# my turtle franklin



## AshleighMarie (May 21, 2011)

My cute little buddy


----------



## woody101 (May 21, 2011)

aawwwwwwww cute! wish i still had mine


----------



## BurtonReptiles (May 21, 2011)

franklin is such a pig but he awesome


----------



## AshleighMarie (May 21, 2011)

I love him, he is a fatty though haha


----------



## abnrmal91 (May 22, 2011)

Very cute looks cool


----------



## lizardloco (May 22, 2011)

Looks very cute!

Northern LNT?


----------



## TaraLeigh (May 22, 2011)

Hehe cute!
I also have a turtle named Franklin =]


----------



## BurtonReptiles (May 22, 2011)

he is eastern long neck  they amazing hey taraleigh i love franklin


----------



## -Peter (May 22, 2011)

lizardloco said:


> Looks very cute!
> 
> Northern LNT?


 
The oval plastron definitely means its not an eastern longneck, looks like Macrochelodina rugosa.


----------



## lizardloco (May 22, 2011)

That's what I thought too.


----------



## AshleighMarie (May 22, 2011)

i'm not even sure haha..

are those turtles found in qld?


----------



## cement (May 22, 2011)

TaraLeigh said:


> Hehe cute!
> I also have a turtle named Franklin =]



haha so do I!


----------



## BurtonReptiles (May 22, 2011)

that NLT look nothing like our little baby


----------



## -Peter (May 22, 2011)

xMattybx said:


> that NLT look nothing like our little baby


 
That is a hatchling, of course they look physically different.

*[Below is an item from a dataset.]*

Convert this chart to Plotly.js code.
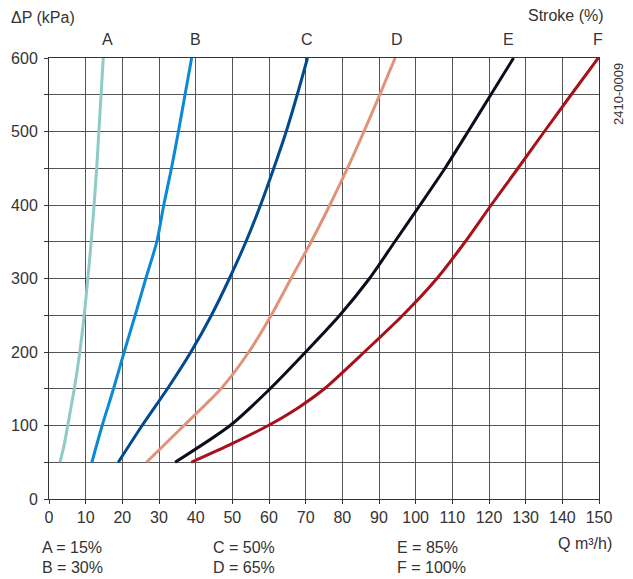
<!DOCTYPE html>
<html>
<head>
<meta charset="utf-8">
<script src="https://cdn.plot.ly/plotly-3.0.1.min.js"></script>
<style>html,body{margin:0;padding:0;background:#fff;}#chart{width:633px;height:579px;}</style>
</head>
<body>
<div id="chart"></div>
<script>
// Flow Q (m³/h) and pressure drop ΔP (kPa) for each stroke curve
const aQ = [3.0, 4.2, 5.1, 6.9, 8.4, 9.6, 10.6, 11.5, 12.3, 13.0, 13.6, 14.2, 14.8];
const aP = [50, 75, 100, 150, 200, 250, 300, 350, 400, 450, 500, 550, 600];
const bQ = [11.7, 14.5, 17.6, 20.5, 23.5, 26.4, 29.4, 31.3, 33.4, 35.3, 37.1, 38.9];
const bP = [50, 100, 150, 200, 250, 300, 350, 400, 450, 500, 550, 600];
const cQ = [18.9, 25.4, 32.3, 38.7, 44.3, 49.2, 53.7, 57.7, 61.3, 64.7, 67.7, 70.5];
const cP = [50, 100, 150, 200, 250, 300, 350, 400, 450, 500, 550, 600];
const dQ = [26.6, 36.8, 46.9, 54.5, 60.6, 66.0, 71.5, 76.6, 81.4, 85.9, 90.2, 94.4];
const dP = [50, 100, 150, 200, 250, 300, 350, 400, 450, 500, 550, 600];
const eQ = [34.4, 49.4, 60.3, 70.0, 79.3, 87.4, 94.3, 101.2, 108.0, 114.3, 120.5, 126.7];
const eP = [50, 100, 150, 200, 250, 300, 350, 400, 450, 500, 550, 600];
const fQ = [38.8, 49.8, 59.8, 68.2, 75.1, 86.0, 96.5, 105.8, 113.5, 120.6, 127.9, 135.1, 142.4, 149.8];
const fP = [50, 75, 100, 125, 150, 200, 250, 300, 350, 400, 450, 500, 550, 600];

const curveNames = ['A', 'B', 'C', 'D', 'E', 'F'];
const strokePct = ['15%', '30%', '50%', '65%', '85%', '100%'];
const curveColors = ['#8ecbc4', '#0a8ad6', '#004a8f', '#e0937a', '#0c0c1c', '#a8101a'];
const xTicks = [0, 10, 20, 30, 40, 50, 60, 70, 80, 90, 100, 110, 120, 130, 140, 150];
const yTicks = [0, 50, 100, 150, 200, 250, 300, 350, 400, 450, 500, 550, 600];
const yTickText = ['0', '', '100', '', '200', '', '300', '', '400', '', '500', '', '600'];

const qs = [aQ, bQ, cQ, dQ, eQ, fQ];
const ps = [aP, bP, cP, dP, eP, fP];

const font = "'Liberation Sans', Arial, sans-serif";
const txt = '#333333';
const fs = 16;

const traces = qs.map((q, i) => ({
  x: q, y: ps[i], type: 'scatter', mode: 'lines', name: curveNames[i],
  line: {color: curveColors[i], width: 3, shape: 'spline', smoothing: 0.7},
  hoverinfo: 'skip', cliponaxis: false
}));

const annotations = [];
const P = (px) => (px - 49) / 550;
const Q = (py) => (499 - py) / 441;
// Curve letters above the top of each curve
const letterPx = [107, 195, 307, 397, 509, 598];
curveNames.forEach((n, i) => {
  annotations.push({x: P(letterPx[i]), y: Q(40), xref: 'paper', yref: 'paper', xanchor: 'center', yanchor: 'middle',
    text: n, showarrow: false, font: {family: font, size: fs, color: txt}});
});
annotations.push({x: P(9), y: Q(18), xref: 'paper', yref: 'paper', xanchor: 'left', yanchor: 'middle',
  text: 'ΔP (kPa)', showarrow: false, font: {family: font, size: fs, color: txt}});
annotations.push({x: P(606), y: Q(16), xref: 'paper', yref: 'paper', xanchor: 'right', yanchor: 'middle',
  text: 'Stroke (%)', showarrow: false, font: {family: font, size: fs, color: txt}});
annotations.push({x: P(618), y: Q(94), xref: 'paper', yref: 'paper', xanchor: 'center', yanchor: 'middle',
  text: '2410-0009', textangle: -90, showarrow: false, font: {family: font, size: 13, color: txt}});
annotations.push({x: P(614), y: Q(543), xref: 'paper', yref: 'paper', xanchor: 'right', yanchor: 'middle',
  text: 'Q m³/h)', showarrow: false, font: {family: font, size: fs, color: txt}});
const legX = [40, 40, 211, 211, 395, 395];
const legY = [547, 567, 547, 567, 547, 567];
curveNames.forEach((n, i) => {
  annotations.push({x: P(legX[i]), y: Q(legY[i]), xref: 'paper', yref: 'paper', xanchor: 'left', yanchor: 'middle',
    text: n + ' = ' + strokePct[i], showarrow: false, font: {family: font, size: fs, color: txt}});
});

const layout = {
  width: 633, height: 579,
  margin: {l: 49, r: 34, t: 58, b: 80, pad: 0},
  paper_bgcolor: '#ffffff', plot_bgcolor: '#ffffff',
  showlegend: false,
  font: {family: font, size: fs, color: txt},
  xaxis: {
    range: [0, 150], tickvals: xTicks, ticktext: xTicks.map(String),
    showgrid: true, gridcolor: '#555555', gridwidth: 1,
    showline: true, linecolor: '#333333', linewidth: 1, mirror: true,
    ticks: 'outside', ticklen: 4, tickcolor: '#333333',
    tickfont: {family: font, size: fs, color: txt}, zeroline: false, fixedrange: true
  },
  yaxis: {
    range: [0, 600], tickvals: yTicks, ticktext: yTickText,
    showgrid: true, gridcolor: '#555555', gridwidth: 1,
    showline: true, linecolor: '#333333', linewidth: 1, mirror: true,
    ticks: 'outside', ticklen: 4, tickcolor: '#333333', ticklabelstandoff: 3,
    tickfont: {family: font, size: fs, color: txt}, zeroline: false, fixedrange: true
  },
  annotations: annotations
};

Plotly.newPlot('chart', traces, layout, {displayModeBar: false, staticPlot: true});
</script>
</body>
</html>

They are found in FNQ across the north past the NT Beardielove. Check out the freshwater turtles forum.


----------



## cadwallader (May 22, 2011)

lol my turtle is franklin popular name for cute turtles


----------



## BurtonReptiles (May 22, 2011)

-Peter said:


> That is a hatchling, of course they look physically different.
> 
> They are found in FNQ across the north past the NT Beardielove. Check out the freshwater turtles forum.


 
where had franklin since he was that big and he never looked anything like that.


----------



## AshleighMarie (May 22, 2011)

I looked up those turtles online..teenager ones haha..and they look so different


----------



## -Peter (May 23, 2011)

sigh!


----------



## Andie (May 23, 2011)

My turtle is Franklin too! But if anyone asks it's because of MASH not the kid's book... really...


----------



## GeckPhotographer (May 23, 2011)

I saw 5 ELTs hatch from the same batch of eggs and they all looked different. As if such vague morphology of colours or anything will tell them apart. I can only say that Franklin is not an ELT.


----------



## BurtonReptiles (May 23, 2011)

soon find out when he grows up


----------